Surrealism and Photography in 1930s Japan: The Impossible Avant-Garde
- Author: Jelena Stojković
- Language: English
- Subject: Surrealist photography in Japan
- Publisher: Bloomsbury Visual Arts
- Publication date: 2020
- Publication place: United Kingdom
- Pages: 255
- ISBN: 978-1-78831-405-3

= Surrealism and Photography in 1930s Japan: The Impossible Avant-Garde =

2020 book by Jelena Stojković

Surrealism and Photography in 1930s Japan: The Impossible Avant-Garde is a 2020 art history book by Jelena Stojković on Surrealist photography in Japan during the 1930s. It examines the subject through the histories of shinkō shashin ("new photography"), zen'ei shashin ("avant-garde photography") and zōkei shashin ("plastic photography"), drawing on primary sources and archival research. Reviewing the book in The Burlington Magazine, Lena Fritsch described it as the first English-language monograph on Surrealist photography in Japan. It was named Best Art Publication in the 2021 ICAS Book Prize, whose committee said that the study added a new perspective to both the history of photography and Japanese history.

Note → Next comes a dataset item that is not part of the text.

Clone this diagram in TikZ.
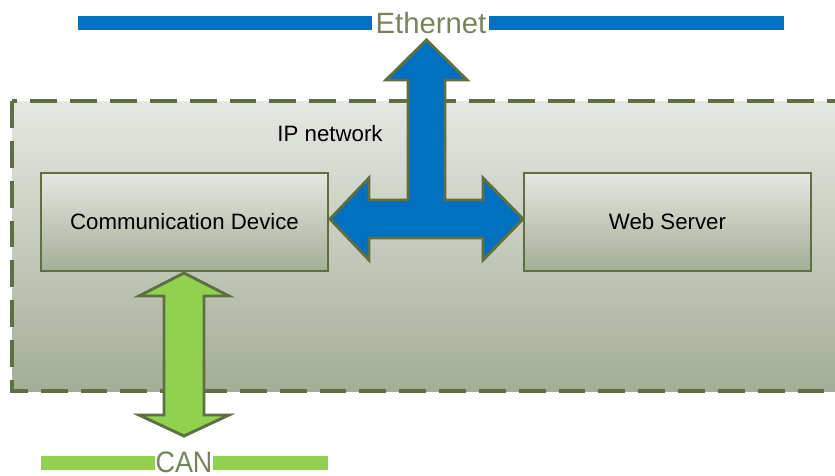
\documentclass[tikz,border=0pt]{standalone}
\usepackage{fontspec}
\setmainfont{Liberation Sans}
\usetikzlibrary{shadings}
\definecolor{olive}{HTML}{5E6F43}
\definecolor{ethtext}{HTML}{75875A}
\definecolor{shadetop}{HTML}{E5E7E2}
\definecolor{shadebot}{HTML}{A4AE96}
\definecolor{netblue}{HTML}{0070C0}
\definecolor{cangreen}{HTML}{92D050}
\tikzset{
  devbox/.style={draw=olive, line width=2.5pt, top color=shadetop, bottom color=shadebot,
    minimum width=8.61cm, minimum height=2.94cm, font=\fontsize{19}{22}\selectfont},
  blockarrow/.style={draw=olive, line width=2.5pt, line join=miter},
  busbar/.style={fill=#1},
  buslabel/.style={text=ethtext, anchor=base, inner sep=0pt, font=\fontsize{25}{28}\selectfont}
}
\begin{document}
\begin{tikzpicture}[x=0.03cm, y=-0.03cm]
        \useasboundingbox (0,0) rectangle (835,476);
        \clip (0,0) rectangle (835,476);
        % IP network area
        \draw [olive, line width=3pt, dash pattern=on 23pt off 11pt, top color=shadetop, bottom color=shadebot]
          (12,101) rectangle (860,391);
        \node (ipnet) at (330,134) {\fontsize{19}{22}\selectfont IP network};
        \node [devbox] (comm) at (184.5,222) {Communication Device};
        \node [devbox] (web) at (667.5,222) {Web Server};
        % Ethernet bus
        \fill [busbar=netblue] (78,16) rectangle (372,30);
        \fill [busbar=netblue] (489,16) rectangle (784,30);
        \node [buslabel] (eth) at (431,33) {Ethernet};
        \draw [blockarrow, fill=netblue] (426.5,40) -- (467,80) -- (445,80) -- (445,200) -- (483,200)
          -- (483,178) -- (523,219) -- (483,260) -- (483,238) -- (369,238) -- (369,260)
          -- (330,219) -- (369,178) -- (369,200) -- (408,200) -- (408,80) -- (386,80) -- cycle;
        % CAN bus
        \fill [busbar=cangreen] (41,456) rectangle (155,470);
        \fill [busbar=cangreen] (213,456) rectangle (328,470);
        \node [buslabel, font=\fontsize{23}{26}\selectfont] (can) at (184,472) {\scalebox{1}[1.1]{CAN}};
        \draw [blockarrow, fill=cangreen] (184,273) -- (229,296) -- (204,296) -- (204,415) -- (229,415)
          -- (184,436) -- (139,415) -- (164,415) -- (164,296) -- (139,296) -- cycle;
\end{tikzpicture}
\end{document}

== Publication and scope ==

The hardback edition was published in London by Bloomsbury Visual Arts in 2020 with ISBN 978-1-78831-405-3. A paperback edition was first issued in 2021 and is published by Routledge. The study covers the period between the Manchurian Incident of 1931 and the outbreak of the Pacific War in 1941, when censorship and political pressure increasingly affected avant-garde cultural activity in Japan.

Stojković places the book against what she describes as the fragmentary treatment of Surrealist photography in earlier histories of both photography and Surrealism. She notes that photographers such as Iwata Nakayama, Ei-Q and Nakaji Yasui had been the subjects of retrospective exhibitions, but argues that this had not produced a broader account of their relationship to Surrealism. Earlier accounts, in her view, more often identified individual Surrealist photographs within broader modernist categories or discussed particular photographers separately.

The book instead treats Surrealist photography as a dispersed field involving photographers, artists, critics, magazines, exhibitions and photo clubs rather than as the activity of a single organization. Its geographical scope includes Osaka and Nagoya as well as Tokyo, reflecting Stojković's argument that Japanese Surrealism developed through a decentralized network rather than around a single national centre. The study also follows the magazines and photographic organizations through which works and ideas moved between these different circles.

== Contents ==

The book is divided into three parts, which Stojković presents as interconnected layers of the account rather than as a strictly chronological history. Part I, "New Photography", examines the emergence of Surrealist approaches within shinkō shashin and includes a chapter on photo-collage. It places this development in the context of the expansion of modernist photography following the Japanese presentation of the Film und Foto exhibition in 1931 and considers the division between professional and amateur photographic practice.

Part II, "Avant-Garde Photography", focuses on zen'ei shashin in 1937 and 1938 and examines photographic criticism, representation, printed matter and experiments with objects. Stojković relates this phase to the increased visibility of international Surrealism in Japan and to the political conditions surrounding the beginning of the Second Sino-Japanese War. She discusses different regional approaches, including experiments with the Surrealist object in Osaka and collaborative activity in Tokyo and Nagoya.

Part III, "Plastic Photography", examines zōkei shashin through questions of materiality, abstraction, photographic technology and locality. Stojković argues that the language of photographic "plasticity" provided one way of maintaining the artistic ambitions of experimental photography in 1939 and 1940, when an openly avant-garde position had become increasingly difficult to sustain. Among the photographers and artists discussed across the book are Iwata Nakayama, Kiyoshi Koishi, Ei-Q, Nakaji Yasui, Terushichi Hirai, Minoru Sakata and Kansuke Yamamoto.

The subtitle "The Impossible Avant-Garde" refers to several problems developed in the study, including the absence of a unified Surrealist photographic group, the political risks attached to open association with Surrealism and the difficulty of applying European models of the avant-garde to modern Japanese art. The conclusion moves beyond the 1930s to consider the loss and reduced visibility of much prewar Surrealist photography after the war and later attempts to reformulate experimental photography in Japan. Stojković also considers connections between the prewar photographic avant-garde and experimental practices that developed after 1945.

== Reception ==

Fritsch described the book as a well-researched and detailed study and identified it as the first English-language monograph devoted to Surrealist photography in Japan. Her review appeared in the September 2021 issue of The Burlington Magazine.

The ICAS Book Prize committee selected the book as Best Art Publication in its 2021 English-language humanities awards. The committee said that Stojković's study added a new perspective not only to the history of photography but also to Japanese history. It also highlighted the book's original analyses and reproductions of more than fifty artworks and clippings from newspapers and journals.